I had a couple of loose NEF files on my desktop that I wanted to import into Lightroom 5.7 for processing and adding to a collection. After hitting the import button, I have been unable to locate where these digital files have ended up. How do I go about locating them and putting them into a folder in Lightroom to process.


----------



## Rob_Cullen (Apr 14, 2015)

If you had selected "Add" above the import window, they would still be on the Desktop. You will need to look in the Folder panel of Lightroom and find 'Desktop'.
If you had selected "Move"  ....., they would have re-located to a folder defined in your Destination details of the Import dialog. This could be somewhere in your common folders where you keep your image files, maybe into a dated folder.
If you have not imported any images since the 'lost' couple of files, then Lightroom should show the images in 'Previous Import' in the Catalog Panel of LR. If you see them here you can right-click (or Mac equiv) and "Go to Folder in Library" or "Show in Finder"
Can you remember an image filename?- a search with Finder may find where LR imported the images to, or do a filename search in LR.
If you have imported them, they WILL already be in a folder in LR.
Your Import dialog may also give you a clue if to try another import of one file, and check the import destination- LR keeps the last options until changed.


----------



## rogerm38 (Apr 15, 2015)

Thank you for your helpful response. But I need a little more help. I must have selected "Add" above the import window, since the two files are still on my desktop. I have not been able to find them in any of my folders - at least in the 2015 folder. I assume that they have been imported somewhere in my catalog since they are "grayed out" when I try to import them a second or third time.
What puzzles me is that I'm not seeing the "Previous Import" on the Catalog Panel of LR that I usually see when I have imported from the camera card. I'm not familiar with importing from NEF files on my desktop, since virtually everything I import is from the camera card.


----------



## Rob_Cullen (Apr 15, 2015)

I am not a Mac user, but in Windows the desktop folder appears in explorer as-  C:\Users\My Name\Desktop.

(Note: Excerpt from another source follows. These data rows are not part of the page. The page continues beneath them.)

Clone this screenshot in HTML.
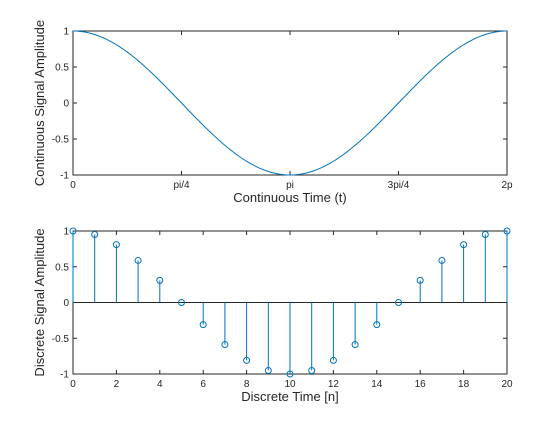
<!DOCTYPE html>
<html><head><meta charset="utf-8"><style>
body{margin:0;background:#fff}
svg{font-family:"Liberation Sans",sans-serif}
</style></head><body>
<svg width="560" height="420">
<g id="top"></g>
<g id="bot"></g>
</svg>
<script>
const contTickLabels=["0","pi/4","pi","3pi/4","2p"];
const yTickLabels=["-1","-0.5","0","0.5","1"];
const yTickVals=[-1,-0.5,0,0.5,1];
const discN=[0,1,2,3,4,5,6,7,8,9,10,11,12,13,14,15,16,17,18,19,20];
const discVals=[1,0.951,0.809,0.588,0.309,0,-0.309,-0.588,-0.809,-0.951,-1,-0.951,-0.809,-0.588,-0.309,0,0.309,0.588,0.809,0.951,1];
const discTickLabels=["0","2","4","6","8","10","12","14","16","18","20"];
const contSamples=200;
const NS="http://www.w3.org/2000/svg";
const C="#0072BD";
function mk(p,t,a){const e=document.createElementNS(NS,t);for(const k in a)e.setAttribute(k,a[k]);p.appendChild(e);return e;}
function axes(g,L,R,T,B,xTicks,xLabels,xmin,xmax,xlab,ylab){
 const sx=v=>L+(v-xmin)/(xmax-xmin)*(R-L), sy=v=>B-(v+1)/2*(B-T);
 const box=mk(g,'rect',{x:L,y:T,width:R-L,height:B-T,fill:'none',stroke:'#262626','stroke-width':1});
 
 
 xTicks.forEach((v,i)=>{const x=sx(v);
  mk(g,'line',{x1:x,x2:x,y1:B,y2:B-4,stroke:'#262626'});mk(g,'line',{x1:x,x2:x,y1:T,y2:T+4,stroke:'#262626'});
  const t=mk(g,'text',{x:x,y:B+13,'font-size':10,'text-anchor':'middle',fill:'#262626'});t.textContent=xLabels[i];
  
  });
 yTickVals.forEach((v,i)=>{const y=sy(v);
  mk(g,'line',{x1:L,x2:L+4,y1:y,y2:y,stroke:'#262626'});mk(g,'line',{x1:R,x2:R-4,y1:y,y2:y,stroke:'#262626'});
  const t=mk(g,'text',{x:L-4,y:y+3.5,'font-size':10,'text-anchor':'end',fill:'#262626'});t.textContent=yTickLabels[i];
  
  });
 const xt=mk(g,'text',{x:(L+R)/2,y:B+27,'font-size':13,'text-anchor':'middle',fill:'#262626'});xt.textContent=xlab;
 
 
 const yt=mk(g,'text',{x:0,y:0,'font-size':13,'text-anchor':'middle',fill:'#262626',transform:`translate(44,${(T+B)/2}) rotate(-90)`});yt.textContent=ylab;
 
 
 return [sx,sy];
}
const gt=document.getElementById('top');
let [sx,sy]=axes(gt,73,507,31,175,[0,0.25,0.5,0.75,1],contTickLabels,0,1,'Continuous Time (t)','Continuous Signal Amplitude');
let d='';for(let i=0;i<=contSamples;i++){const u=i/contSamples;d+=(i?'L':'M')+sx(u).toFixed(2)+','+sy(Math.cos(2*Math.PI*u)).toFixed(2);}
const cl=mk(gt,'path',{d:d,fill:'none',stroke:C,'stroke-width':1});


const gb=document.getElementById('bot');
[sx,sy]=axes(gb,73,507,231,374,discTickLabels.map(Number),discTickLabels,0,20,'Discrete Time [n]','Discrete Signal Amplitude');
mk(gb,'line',{x1:73,x2:507,y1:sy(0),y2:sy(0),stroke:'#262626'});
discN.forEach((n,i)=>{const x=sx(n),y=sy(discVals[i]);
 const s=mk(gb,'line',{x1:x,x2:x,y1:sy(0),y2:y,stroke:C,'stroke-width':1});
 
 
 const c=mk(gb,'circle',{cx:x,cy:y,r:3,fill:'none',stroke:C,'stroke-width':1});
 
 });
</script>
</body></html>
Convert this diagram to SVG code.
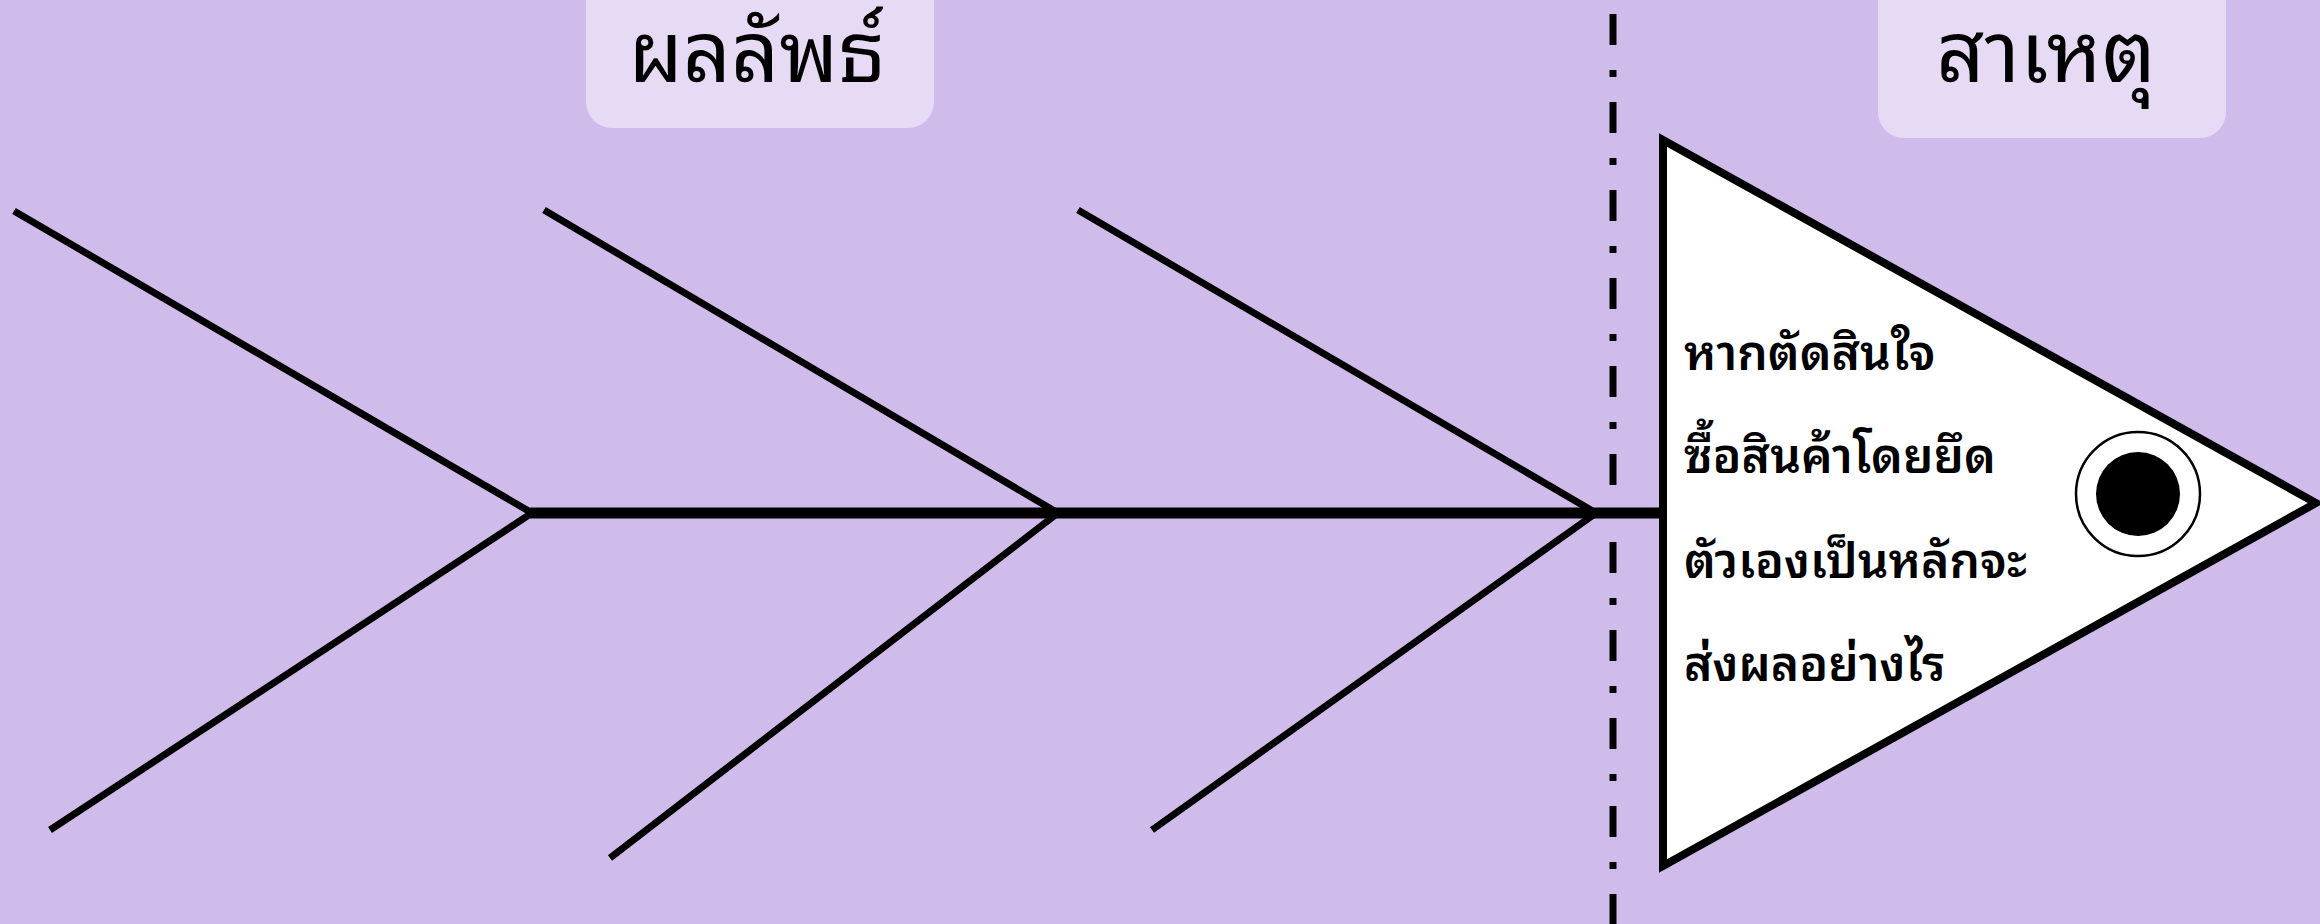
<svg xmlns="http://www.w3.org/2000/svg" width="2320" height="924" viewBox="0 0 2320 924">
  <style>
    .bone { stroke: #000; stroke-width: 7; fill: none; stroke-linecap: butt; }
    .spine { stroke: #000; stroke-width: 11; fill: none; }
    .dash { stroke: #000; stroke-width: 7; fill: none; stroke-dasharray: 31 25 7 25; }
    .label-box { fill: #E6DAF5; }
    .title { font-family: "Noto Sans Thai Looped", "Noto Sans Thai", "Noto Sans", sans-serif; font-size: 84px; font-weight: 400; fill: #000; text-anchor: middle; }
    .body { font-family: "Noto Sans Thai Looped", "Noto Sans Thai", "Noto Sans", sans-serif; font-size: 48px; font-weight: 600; fill: #000; }
  </style>
  <rect x="0" y="0" width="2320" height="924" fill="#D0BCEB"/>

  <g id="label-effect">
    <rect class="label-box" x="586" y="-40" width="348" height="168" rx="26"/>
    <text class="title" x="757" y="82">ผลลัพธ์</text>
  </g>
  <g id="label-cause">
    <rect class="label-box" x="1878" y="-40" width="348" height="178" rx="26"/>
    <text class="title" x="2046" y="82">สาเหตุ</text>
  </g>

  <g id="divider">
    <line class="dash" x1="1613" y1="-74" x2="1613" y2="930"/>
  </g>

  <g id="connectors">
    <line class="spine" x1="530" y1="513" x2="1663" y2="513"/>
    <polyline class="bone" points="14,211 532,513 50,830"/>
    <polyline class="bone" points="544,210 1058,513 610,858"/>
    <polyline class="bone" points="1078,210 1596,513 1152,830"/>
  </g>

  <g id="head">
    <polygon points="1663,140 2316,503 1663,866" fill="#FFFFFF" stroke="#000" stroke-width="8" stroke-linejoin="miter"/>
    <circle cx="2138" cy="494" r="62" fill="#FFFFFF" stroke="#000" stroke-width="2.5"/>
    <circle cx="2138" cy="494" r="42" fill="#000"/>
    <text class="body" x="1684" y="370">หากตัดสินใจ</text>
    <text class="body" x="1684" y="473">ซื้อสินค้าโดยยึด</text>
    <text class="body" x="1684" y="578">ตัวเองเป็นหลักจะ</text>
    <text class="body" x="1684" y="681">ส่งผลอย่างไร</text>
  </g>
</svg>
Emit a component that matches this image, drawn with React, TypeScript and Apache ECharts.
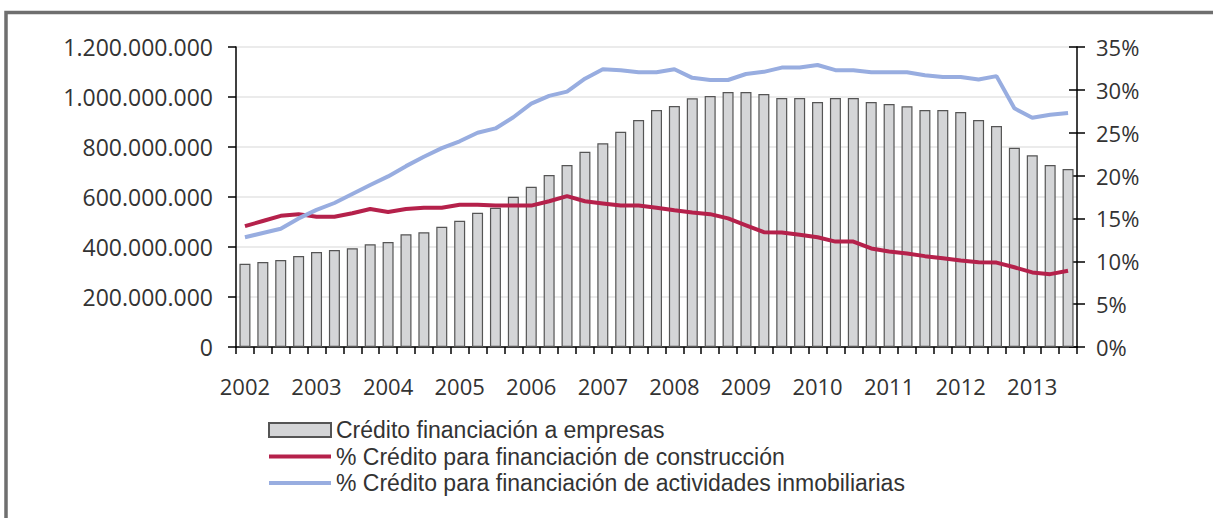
import React, { useEffect, useRef } from "react";
import * as echarts from "echarts";

const years = ["2002", "2003", "2004", "2005", "2006", "2007", "2008", "2009", "2010", "2011", "2012", "2013"];
const quarterCount = 47;
const categories: string[] = [];
for (let i = 0; i < quarterCount; i++) {
  categories.push(`${years[Math.floor(i / 4)]} T${(i % 4) + 1}`);
}

const creditoEmpresas = [
  333e6, 340e6, 348e6, 364e6, 380e6, 388e6, 395e6, 411e6, 420e6, 451e6, 459e6, 481e6,
  505e6, 537e6, 557e6, 601e6, 641e6, 688e6, 728e6, 781e6, 815e6, 861e6, 908e6, 948e6,
  964e6, 995e6, 1004e6, 1020e6, 1020e6, 1012e6, 996e6, 996e6, 980e6, 996e6, 996e6, 980e6,
  972e6, 963e6, 948e6, 948e6, 940e6, 908e6, 884e6, 797e6, 767e6, 728e6, 712e6,
];

const pctConstruccion = [
  14.1, 14.7, 15.3, 15.5, 15.2, 15.2, 15.6, 16.1, 15.75, 16.1, 16.25, 16.25,
  16.6, 16.6, 16.5, 16.5, 16.5, 17.0, 17.6, 17.0, 16.75, 16.5, 16.5, 16.25,
  15.95, 15.7, 15.5, 15.0, 14.2, 13.4, 13.35, 13.1, 12.8, 12.3, 12.3, 11.5,
  11.15, 10.9, 10.6, 10.35, 10.1, 9.9, 9.85, 9.3, 8.7, 8.5, 8.9,
];

const pctInmobiliarias = [
  12.8, 13.3, 13.8, 15.0, 16.0, 16.8, 17.85, 18.9, 19.9, 21.1, 22.2, 23.2,
  24.0, 25.0, 25.5, 26.8, 28.4, 29.3, 29.8, 31.3, 32.4, 32.3, 32.05, 32.05,
  32.4, 31.4, 31.15, 31.15, 31.85, 32.1, 32.6, 32.6, 32.9, 32.3, 32.3, 32.05,
  32.05, 32.05, 31.7, 31.5, 31.5, 31.2, 31.6, 27.85, 26.75, 27.1, 27.3,
];

const seriesNames = [
  "Crédito financiación a empresas",
  "% Crédito para financiación de construcción",
  "% Crédito para financiación de actividades inmobiliarias",
];

const FONT = "Open Sans";
const LEGEND_FONT = "Liberation Sans";
const RED = "#b5214b";
const BLUE = "#98ade0";
const LINE_ICON =
  "path://M0,0 L0.01,0 L0,0.01 Z M0,5 L62,5 L62,9 L0,9 Z M62,14 L61.99,14 L62,13.99 Z";

function fmtThousands(v: number): string {
  return String(Math.round(v)).replace(/\B(?=(\d{3})+(?!\d))/g, ".");
}

export default function App() {
  const ref = useRef<HTMLDivElement>(null);
  useEffect(() => {
    if (!ref.current) return;
    const chart = echarts.init(ref.current, undefined, { renderer: "svg" });
    chart.setOption({
      animation: false,
      backgroundColor: "#ffffff",
      textStyle: { fontFamily: FONT },
      graphic: [
        {
          type: "rect",
          shape: { x: 6, y: 12.5, width: 1400, height: 700 },
          style: { fill: "none", stroke: "#6f6f6f", lineWidth: 3.5 },
          silent: true,
        },
      ],
      grid: { left: 236, right: 136, top: 47, bottom: 171, containLabel: false },
      legend: {
        orient: "vertical",
        left: 268,
        top: 418.5,
        padding: 0,
        itemWidth: 62,
        itemHeight: 14,
        itemGap: 3.5,
        textStyle: { fontFamily: LEGEND_FONT, fontSize: 23, lineHeight: 23, color: "#333333" },
        data: [
          { name: seriesNames[0], icon: "rect" },
          { name: seriesNames[1], icon: LINE_ICON, itemStyle: { color: RED } },
          { name: seriesNames[2], icon: LINE_ICON, itemStyle: { color: BLUE } },
        ],
      },
      xAxis: {
        type: "category",
        data: categories,
        boundaryGap: true,
        axisLine: { show: true, lineStyle: { color: "#000000", width: 1.5 } },
        axisTick: { show: true, interval: 0, length: 7, lineStyle: { color: "#000000", width: 1.5 } },
        axisLabel: {
          interval: 3,
          margin: 28,
          fontSize: 22,
          color: "#333333",
          fontFamily: FONT,
          formatter: (v: string) => v.split(" ")[0],
        },
        splitLine: { show: false },
      },
      yAxis: [
        {
          type: "value",
          position: "left",
          min: 0,
          max: 1200000000,
          interval: 200000000,
          axisLine: { show: true, lineStyle: { color: "#000000", width: 1.5 } },
          axisTick: { show: true, length: 8, lineStyle: { color: "#000000", width: 1.5 } },
          axisLabel: {
            margin: 23,
            fontSize: 23,
            color: "#333333",
            fontFamily: FONT,
            formatter: (v: number) => fmtThousands(v),
          },
          splitLine: { show: true, lineStyle: { color: "#e4e4e4", width: 1.5 } },
        },
        {
          type: "value",
          position: "right",
          min: 0,
          max: 35,
          interval: 5,
          axisLine: { show: true, lineStyle: { color: "#000000", width: 1.5 } },
          axisTick: { show: true, length: 8, lineStyle: { color: "#000000", width: 1.5 } },
          axisLabel: {
            margin: 19,
            fontSize: 22,
            color: "#333333",
            fontFamily: FONT,
            formatter: (v: number) => `${v}%`,
          },
          splitLine: { show: false },
        },
        {
          type: "value",
          position: "right",
          min: 0,
          max: 35,
          interval: 5,
          axisLine: { show: false },
          axisTick: { show: true, inside: true, length: 8, lineStyle: { color: "#000000", width: 1.5 } },
          axisLabel: { show: false },
          splitLine: { show: false },
        },
      ],
      series: [
        {
          name: seriesNames[0],
          type: "bar",
          yAxisIndex: 0,
          data: creditoEmpresas,
          barWidth: 11,
          itemStyle: { color: "#d4d5d7", borderColor: "#555555", borderWidth: 1.2 },
          z: 2,
        },
        {
          name: seriesNames[1],
          type: "line",
          yAxisIndex: 1,
          data: pctConstruccion,
          symbol: "none",
          lineStyle: { color: RED, width: 4 },
          itemStyle: { color: RED },
          z: 3,
        },
        {
          name: seriesNames[2],
          type: "line",
          yAxisIndex: 1,
          data: pctInmobiliarias,
          symbol: "none",
          lineStyle: { color: BLUE, width: 4 },
          itemStyle: { color: BLUE },
          z: 3,
        },
      ],
    });
    return () => chart.dispose();
  }, []);
  return (
    <div
      ref={ref}
      style={{ position: "absolute", left: 0, top: 0, width: 1213, height: 518, background: "#ffffff" }}
    />
  );
}
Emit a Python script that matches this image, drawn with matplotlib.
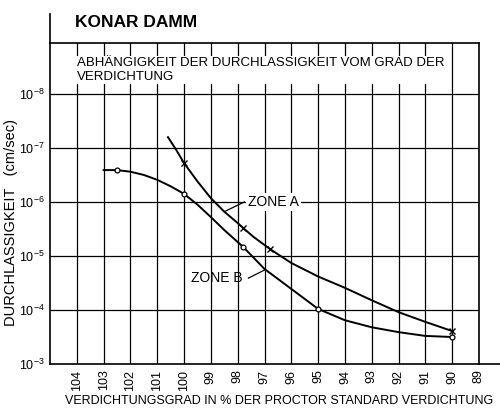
import numpy as np
import matplotlib.pyplot as plt

plt.rcParams['font.family'] = ['Liberation Sans', 'DejaVu Sans']
plt.rcParams['mathtext.default'] = 'regular'

# compaction degree (% Proctor) and permeability exponents (log10 cm/sec)
zone_a_x = [100.6, 100.3, 100.0, 99.5, 99.0, 98.5, 98.0, 97.8, 97.4, 96.8, 96.0, 95.0, 94.0, 93.0, 92.0, 91.0, 90.0]
zone_a_e = [-7.20, -6.97, -6.72, -6.38, -6.07, -5.82, -5.61, -5.52, -5.35, -5.13, -4.87, -4.62, -4.41, -4.18, -3.96, -3.78, -3.61]
zone_a_mx = [100.0, 97.8, 96.8, 90.0]
zone_a_me = [-6.72, -5.52, -5.13, -3.61]

zone_b_x = [103.0, 102.5, 102.0, 101.5, 101.0, 100.5, 100.0, 99.5, 99.0, 98.5, 97.8, 97.0, 96.0, 95.0, 94.0, 93.0, 92.0, 91.0, 90.0]
zone_b_e = [-6.59, -6.59, -6.56, -6.50, -6.41, -6.29, -6.15, -5.95, -5.72, -5.48, -5.17, -4.76, -4.39, -4.02, -3.81, -3.68, -3.59, -3.52, -3.50]
zone_b_mx = [102.5, 100.0, 97.8, 95.0, 90.0]
zone_b_me = [-6.59, -6.15, -5.17, -4.02, -3.50]

x_ticks = list(range(104, 88, -1))
y_decades = [-8, -7, -6, -5, -4, -3]

fig = plt.figure(figsize=(5.0, 4.09), dpi=100)
ax = fig.add_axes([0.10, 0.110, 0.858, 0.785])

ax.set_xlim(105, 89)
ax.set_yscale('log')
ax.set_ylim(10.0 ** -3, 10.0 ** -8.944)

for xv in x_ticks:
    ax.axvline(xv, color='black', lw=0.9, zorder=1)
for e in y_decades[:-1]:
    ax.axhline(10.0 ** e, color='black', lw=0.9, zorder=1)

ax.plot(zone_a_x, [10.0 ** e for e in zone_a_e], color='black', lw=1.4, zorder=3)
ax.plot(zone_a_mx, [10.0 ** e for e in zone_a_me], ls='none', marker='x', ms=4,
        mew=1.0, color='black', zorder=4)
ax.plot(zone_b_x, [10.0 ** e for e in zone_b_e], color='black', lw=1.4, zorder=3)
ax.plot(zone_b_mx, [10.0 ** e for e in zone_b_me], ls='none', marker='o', ms=3.5,
        mew=0.9, mfc='white', color='black', zorder=4)

ax.set_xticks(x_ticks)
ax.set_xticklabels([str(v) for v in x_ticks], rotation=90, fontsize=9)
ax.set_yticks([10.0 ** e for e in y_decades])
ax.set_yticklabels([r'$10^{%d}$' % e for e in y_decades], fontsize=9)
ax.yaxis.set_minor_locator(plt.NullLocator())
ax.tick_params(length=0, pad=4)
for s in ax.spines.values():
    s.set_linewidth(1.2)

# labels on the curves
ax.text(97.6, 10.0 ** -6.0, 'ZONE A', fontsize=10, ha='left', va='center',
        bbox=dict(fc='white', ec='none', pad=1.5), zorder=5)
ax.plot([97.75, 98.46], [10.0 ** -6.0, 10.0 ** -5.83], color='black', lw=0.9, zorder=5)
ax.text(97.8, 10.0 ** -4.59, 'ZONE B', fontsize=10, ha='right', va='center', zorder=5)
ax.plot([97.6, 97.0], [10.0 ** -4.59, 10.0 ** -4.74], color='black', lw=0.9, zorder=5)

ax.text(0.063, 0.955, 'ABHÄNGIGKEIT DER DURCHLASSIGKEIT VOM GRAD DER\nVERDICHTUNG',
        transform=ax.transAxes, fontsize=9.5, ha='left', va='top', linespacing=1.15,
        bbox=dict(fc='white', ec='none', pad=1), zorder=5)

ax.set_xlabel('VERDICHTUNGSGRAD IN % DER PROCTOR STANDARD VERDICHTUNG', fontsize=9, labelpad=2)
ax.xaxis.set_label_coords(0.534, -0.095)
ax.set_ylabel('DURCHLASSIGKEIT   (cm/sec)', fontsize=10.5, labelpad=2)
ax.yaxis.set_label_coords(-0.075, 0.44)

fig.text(0.15, 0.945, 'KONAR DAMM', fontsize=12.5, fontweight='bold', ha='left', va='center')

# axis arrow above the frame and extended base line
fig.add_artist(plt.Line2D([0.10, 0.10], [0.895, 0.965], color='black', lw=1.2))
fig.add_artist(plt.Line2D([0.958, 1.0], [0.110, 0.110], color='black', lw=1.2))

fig.savefig('out.png', dpi=100)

In the folders panel of LR you should see header buttons for any connected or internal drive locations. The triangle at the far right end will open any folders containing images imported into LR. Here I have one image on my desktop-





Sometimes it can be necessary to right-click (cmd-click) a folder (eg.  to be able to "View the parent Folder" ) to see further up the folder hierarchy.
Can you post a screen clip of your folder panel ? (expanded to see sub-folders)


----------